> Your task
Print exactly the part opening with the line containing "Give me the React, TypeScript" and closing with the line containing "const days: number[] = d3.range(1, 51);", with both of those lines included.

> Data supplied
┄┄┄┄┄┄┄┄┄┄
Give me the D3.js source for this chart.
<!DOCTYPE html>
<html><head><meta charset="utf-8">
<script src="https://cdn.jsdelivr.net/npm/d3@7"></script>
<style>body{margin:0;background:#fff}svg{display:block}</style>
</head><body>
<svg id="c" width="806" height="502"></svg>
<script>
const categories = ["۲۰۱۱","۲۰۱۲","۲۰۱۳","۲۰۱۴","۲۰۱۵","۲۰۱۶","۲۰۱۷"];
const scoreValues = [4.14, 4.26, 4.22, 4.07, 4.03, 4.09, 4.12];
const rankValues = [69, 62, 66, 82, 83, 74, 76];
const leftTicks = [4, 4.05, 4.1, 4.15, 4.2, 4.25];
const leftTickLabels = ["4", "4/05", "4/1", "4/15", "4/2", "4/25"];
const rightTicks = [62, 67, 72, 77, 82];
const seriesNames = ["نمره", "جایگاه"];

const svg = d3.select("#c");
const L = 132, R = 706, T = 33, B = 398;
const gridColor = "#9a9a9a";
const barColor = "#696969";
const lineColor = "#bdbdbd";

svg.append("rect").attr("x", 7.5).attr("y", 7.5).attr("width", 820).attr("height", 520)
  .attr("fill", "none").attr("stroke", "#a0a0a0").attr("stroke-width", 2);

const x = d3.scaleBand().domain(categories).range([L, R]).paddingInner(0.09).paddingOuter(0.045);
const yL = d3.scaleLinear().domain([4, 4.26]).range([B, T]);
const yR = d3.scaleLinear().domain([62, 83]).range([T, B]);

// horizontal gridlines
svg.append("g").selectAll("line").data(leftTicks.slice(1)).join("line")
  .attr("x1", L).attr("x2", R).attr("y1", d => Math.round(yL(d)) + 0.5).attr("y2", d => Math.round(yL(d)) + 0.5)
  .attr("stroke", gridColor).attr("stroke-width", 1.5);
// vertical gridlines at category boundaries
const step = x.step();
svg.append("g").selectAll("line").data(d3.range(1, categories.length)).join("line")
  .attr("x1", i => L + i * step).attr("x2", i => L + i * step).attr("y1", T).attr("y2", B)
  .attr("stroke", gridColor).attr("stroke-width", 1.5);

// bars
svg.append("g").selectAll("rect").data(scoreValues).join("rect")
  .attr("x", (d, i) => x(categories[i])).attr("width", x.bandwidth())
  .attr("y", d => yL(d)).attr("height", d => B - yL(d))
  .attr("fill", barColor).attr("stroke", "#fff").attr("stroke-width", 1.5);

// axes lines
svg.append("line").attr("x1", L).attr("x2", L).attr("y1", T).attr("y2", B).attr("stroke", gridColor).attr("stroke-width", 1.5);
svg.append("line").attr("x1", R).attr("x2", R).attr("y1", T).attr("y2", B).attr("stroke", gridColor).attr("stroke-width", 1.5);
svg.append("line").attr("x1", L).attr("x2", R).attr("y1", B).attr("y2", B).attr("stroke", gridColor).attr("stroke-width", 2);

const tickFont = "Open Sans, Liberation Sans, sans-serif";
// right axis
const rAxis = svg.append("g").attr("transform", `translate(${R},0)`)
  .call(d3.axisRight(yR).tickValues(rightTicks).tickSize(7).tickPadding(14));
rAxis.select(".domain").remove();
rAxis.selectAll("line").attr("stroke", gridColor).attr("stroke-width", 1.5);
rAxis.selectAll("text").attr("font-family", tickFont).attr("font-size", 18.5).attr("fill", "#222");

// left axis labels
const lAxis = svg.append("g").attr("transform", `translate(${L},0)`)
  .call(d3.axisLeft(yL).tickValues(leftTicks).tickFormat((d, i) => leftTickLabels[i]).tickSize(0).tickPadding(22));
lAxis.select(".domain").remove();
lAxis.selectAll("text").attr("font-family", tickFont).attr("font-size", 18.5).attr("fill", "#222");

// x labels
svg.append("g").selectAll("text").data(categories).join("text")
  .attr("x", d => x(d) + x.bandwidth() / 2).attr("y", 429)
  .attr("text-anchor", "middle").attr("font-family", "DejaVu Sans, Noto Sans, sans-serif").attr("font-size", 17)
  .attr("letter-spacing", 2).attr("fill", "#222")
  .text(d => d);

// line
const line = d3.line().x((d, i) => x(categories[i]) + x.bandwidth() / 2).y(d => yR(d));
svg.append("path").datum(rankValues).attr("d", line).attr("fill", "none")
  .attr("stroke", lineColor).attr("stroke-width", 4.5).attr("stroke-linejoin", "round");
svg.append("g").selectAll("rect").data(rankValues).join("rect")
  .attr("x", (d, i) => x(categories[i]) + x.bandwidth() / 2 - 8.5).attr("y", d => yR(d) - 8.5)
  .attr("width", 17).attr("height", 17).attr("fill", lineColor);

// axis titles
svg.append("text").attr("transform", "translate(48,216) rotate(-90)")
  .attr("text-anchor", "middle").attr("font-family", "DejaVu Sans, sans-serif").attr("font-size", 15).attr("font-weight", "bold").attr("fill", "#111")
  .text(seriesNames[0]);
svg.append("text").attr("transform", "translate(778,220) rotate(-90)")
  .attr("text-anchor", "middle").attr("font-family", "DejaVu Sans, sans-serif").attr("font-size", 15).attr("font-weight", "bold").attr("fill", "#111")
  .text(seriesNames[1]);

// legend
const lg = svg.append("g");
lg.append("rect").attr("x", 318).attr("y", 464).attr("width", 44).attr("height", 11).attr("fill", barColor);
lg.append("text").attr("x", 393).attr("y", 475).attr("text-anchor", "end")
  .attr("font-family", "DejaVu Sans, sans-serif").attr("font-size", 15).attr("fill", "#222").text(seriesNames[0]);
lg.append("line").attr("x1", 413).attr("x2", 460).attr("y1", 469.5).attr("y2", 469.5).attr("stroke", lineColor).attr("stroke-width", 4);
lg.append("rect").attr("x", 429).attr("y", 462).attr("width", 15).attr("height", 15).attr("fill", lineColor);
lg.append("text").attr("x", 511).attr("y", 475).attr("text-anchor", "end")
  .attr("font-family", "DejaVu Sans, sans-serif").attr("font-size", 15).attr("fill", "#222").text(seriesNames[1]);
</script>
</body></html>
┄┄┄┄┄┄┄┄┄┄
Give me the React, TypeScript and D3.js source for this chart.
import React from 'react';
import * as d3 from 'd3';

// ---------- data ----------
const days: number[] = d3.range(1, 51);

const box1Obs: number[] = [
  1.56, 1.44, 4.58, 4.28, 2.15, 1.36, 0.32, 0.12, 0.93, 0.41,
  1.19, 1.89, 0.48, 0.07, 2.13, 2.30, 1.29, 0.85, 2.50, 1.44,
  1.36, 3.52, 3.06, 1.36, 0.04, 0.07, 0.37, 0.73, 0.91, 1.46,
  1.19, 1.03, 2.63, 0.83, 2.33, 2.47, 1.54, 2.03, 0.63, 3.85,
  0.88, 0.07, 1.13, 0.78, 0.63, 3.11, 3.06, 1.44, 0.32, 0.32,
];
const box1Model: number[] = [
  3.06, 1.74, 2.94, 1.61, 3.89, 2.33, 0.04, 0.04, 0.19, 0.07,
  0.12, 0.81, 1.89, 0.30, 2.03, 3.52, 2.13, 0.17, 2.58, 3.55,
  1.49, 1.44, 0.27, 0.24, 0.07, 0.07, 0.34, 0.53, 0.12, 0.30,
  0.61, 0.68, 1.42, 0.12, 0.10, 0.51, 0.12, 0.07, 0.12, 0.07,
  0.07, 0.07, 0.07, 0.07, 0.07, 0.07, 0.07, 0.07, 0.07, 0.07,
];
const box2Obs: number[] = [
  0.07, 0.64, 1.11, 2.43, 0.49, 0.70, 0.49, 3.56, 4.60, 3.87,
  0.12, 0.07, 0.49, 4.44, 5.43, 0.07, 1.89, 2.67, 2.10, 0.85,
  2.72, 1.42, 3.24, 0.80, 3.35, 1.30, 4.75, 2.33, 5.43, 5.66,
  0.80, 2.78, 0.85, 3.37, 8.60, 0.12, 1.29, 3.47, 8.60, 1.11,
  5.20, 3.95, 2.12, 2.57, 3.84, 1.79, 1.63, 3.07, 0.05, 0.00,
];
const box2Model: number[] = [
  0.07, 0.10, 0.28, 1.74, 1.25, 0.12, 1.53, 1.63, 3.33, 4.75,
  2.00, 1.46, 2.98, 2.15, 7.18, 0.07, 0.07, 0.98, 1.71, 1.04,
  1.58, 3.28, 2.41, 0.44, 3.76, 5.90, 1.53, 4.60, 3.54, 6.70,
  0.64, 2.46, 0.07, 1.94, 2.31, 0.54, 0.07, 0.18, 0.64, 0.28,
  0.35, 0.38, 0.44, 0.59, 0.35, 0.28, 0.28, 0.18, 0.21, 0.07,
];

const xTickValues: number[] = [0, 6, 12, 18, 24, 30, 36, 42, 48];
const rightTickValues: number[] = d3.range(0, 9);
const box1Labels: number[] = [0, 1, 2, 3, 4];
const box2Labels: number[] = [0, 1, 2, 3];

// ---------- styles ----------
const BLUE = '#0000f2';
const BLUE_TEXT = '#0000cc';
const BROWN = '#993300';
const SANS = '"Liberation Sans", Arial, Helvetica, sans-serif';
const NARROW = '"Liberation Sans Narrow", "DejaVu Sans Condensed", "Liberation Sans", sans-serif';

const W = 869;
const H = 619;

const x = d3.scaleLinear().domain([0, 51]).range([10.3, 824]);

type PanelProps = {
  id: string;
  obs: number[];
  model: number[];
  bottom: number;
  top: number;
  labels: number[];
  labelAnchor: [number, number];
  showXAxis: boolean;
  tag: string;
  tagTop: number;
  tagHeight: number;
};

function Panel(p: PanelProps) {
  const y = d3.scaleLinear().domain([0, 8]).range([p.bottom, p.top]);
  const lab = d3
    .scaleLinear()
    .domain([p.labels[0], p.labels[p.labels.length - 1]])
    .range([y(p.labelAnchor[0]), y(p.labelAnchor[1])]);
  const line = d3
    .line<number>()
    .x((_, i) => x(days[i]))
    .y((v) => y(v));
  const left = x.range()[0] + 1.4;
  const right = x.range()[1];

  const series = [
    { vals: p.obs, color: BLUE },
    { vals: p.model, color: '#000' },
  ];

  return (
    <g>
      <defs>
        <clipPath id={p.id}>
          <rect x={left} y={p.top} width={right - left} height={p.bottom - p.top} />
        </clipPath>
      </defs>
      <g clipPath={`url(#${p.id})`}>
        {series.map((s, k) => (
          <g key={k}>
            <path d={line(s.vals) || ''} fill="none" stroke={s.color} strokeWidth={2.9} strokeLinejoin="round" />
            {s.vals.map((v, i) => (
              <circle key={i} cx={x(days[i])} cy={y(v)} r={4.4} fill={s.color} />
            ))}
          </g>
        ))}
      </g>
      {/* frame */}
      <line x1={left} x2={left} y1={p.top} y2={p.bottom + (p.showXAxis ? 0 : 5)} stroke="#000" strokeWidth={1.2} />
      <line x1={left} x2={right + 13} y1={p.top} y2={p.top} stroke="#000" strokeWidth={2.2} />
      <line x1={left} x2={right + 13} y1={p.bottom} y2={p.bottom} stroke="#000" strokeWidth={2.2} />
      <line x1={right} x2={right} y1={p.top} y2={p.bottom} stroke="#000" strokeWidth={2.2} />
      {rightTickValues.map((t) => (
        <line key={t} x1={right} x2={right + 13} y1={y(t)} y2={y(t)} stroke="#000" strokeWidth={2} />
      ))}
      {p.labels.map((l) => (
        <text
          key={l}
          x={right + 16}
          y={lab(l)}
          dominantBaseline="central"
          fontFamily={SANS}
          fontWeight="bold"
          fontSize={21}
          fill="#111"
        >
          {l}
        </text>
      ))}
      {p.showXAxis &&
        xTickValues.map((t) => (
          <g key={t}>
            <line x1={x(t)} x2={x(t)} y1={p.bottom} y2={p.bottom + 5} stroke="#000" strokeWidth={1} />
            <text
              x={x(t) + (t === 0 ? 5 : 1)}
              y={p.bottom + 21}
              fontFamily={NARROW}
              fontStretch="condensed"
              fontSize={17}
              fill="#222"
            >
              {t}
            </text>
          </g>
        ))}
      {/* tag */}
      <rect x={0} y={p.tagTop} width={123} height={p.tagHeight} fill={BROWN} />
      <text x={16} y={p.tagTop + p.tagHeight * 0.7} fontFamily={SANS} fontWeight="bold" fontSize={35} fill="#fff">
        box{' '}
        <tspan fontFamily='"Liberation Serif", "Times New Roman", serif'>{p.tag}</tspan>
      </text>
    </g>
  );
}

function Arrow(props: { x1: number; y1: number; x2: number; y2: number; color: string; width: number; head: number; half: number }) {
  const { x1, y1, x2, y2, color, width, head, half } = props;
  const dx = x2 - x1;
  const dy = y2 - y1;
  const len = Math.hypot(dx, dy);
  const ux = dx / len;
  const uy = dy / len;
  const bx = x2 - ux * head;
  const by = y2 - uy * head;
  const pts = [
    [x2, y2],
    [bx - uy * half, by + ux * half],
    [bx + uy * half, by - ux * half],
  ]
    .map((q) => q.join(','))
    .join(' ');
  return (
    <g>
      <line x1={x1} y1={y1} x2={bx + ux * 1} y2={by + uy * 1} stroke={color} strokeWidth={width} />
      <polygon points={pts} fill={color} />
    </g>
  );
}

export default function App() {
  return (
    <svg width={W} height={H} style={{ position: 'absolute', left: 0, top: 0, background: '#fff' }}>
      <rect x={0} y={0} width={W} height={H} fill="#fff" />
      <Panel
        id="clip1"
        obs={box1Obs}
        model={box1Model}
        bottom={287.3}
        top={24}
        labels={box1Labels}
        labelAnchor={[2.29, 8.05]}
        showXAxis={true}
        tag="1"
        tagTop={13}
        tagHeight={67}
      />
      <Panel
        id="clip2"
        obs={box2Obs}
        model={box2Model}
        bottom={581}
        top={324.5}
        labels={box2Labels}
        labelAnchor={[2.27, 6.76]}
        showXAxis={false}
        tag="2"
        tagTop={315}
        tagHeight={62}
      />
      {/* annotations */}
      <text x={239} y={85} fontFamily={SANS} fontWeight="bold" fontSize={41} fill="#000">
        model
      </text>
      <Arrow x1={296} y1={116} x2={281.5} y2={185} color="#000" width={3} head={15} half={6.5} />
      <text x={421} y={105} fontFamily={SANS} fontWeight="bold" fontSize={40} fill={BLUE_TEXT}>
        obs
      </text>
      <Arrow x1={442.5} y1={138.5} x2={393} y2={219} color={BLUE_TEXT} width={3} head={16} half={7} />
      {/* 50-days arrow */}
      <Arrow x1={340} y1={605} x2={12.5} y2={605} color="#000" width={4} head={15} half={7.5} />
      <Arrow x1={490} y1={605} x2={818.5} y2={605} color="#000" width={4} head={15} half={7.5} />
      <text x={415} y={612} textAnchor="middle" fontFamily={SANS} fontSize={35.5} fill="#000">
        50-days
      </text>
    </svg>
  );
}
┄┄┄┄┄┄┄┄┄┄
> Written answer
Give me the React, TypeScript and D3.js source for this chart.
import React from 'react';
import * as d3 from 'd3';

// ---------- data ----------
const days: number[] = d3.range(1, 51);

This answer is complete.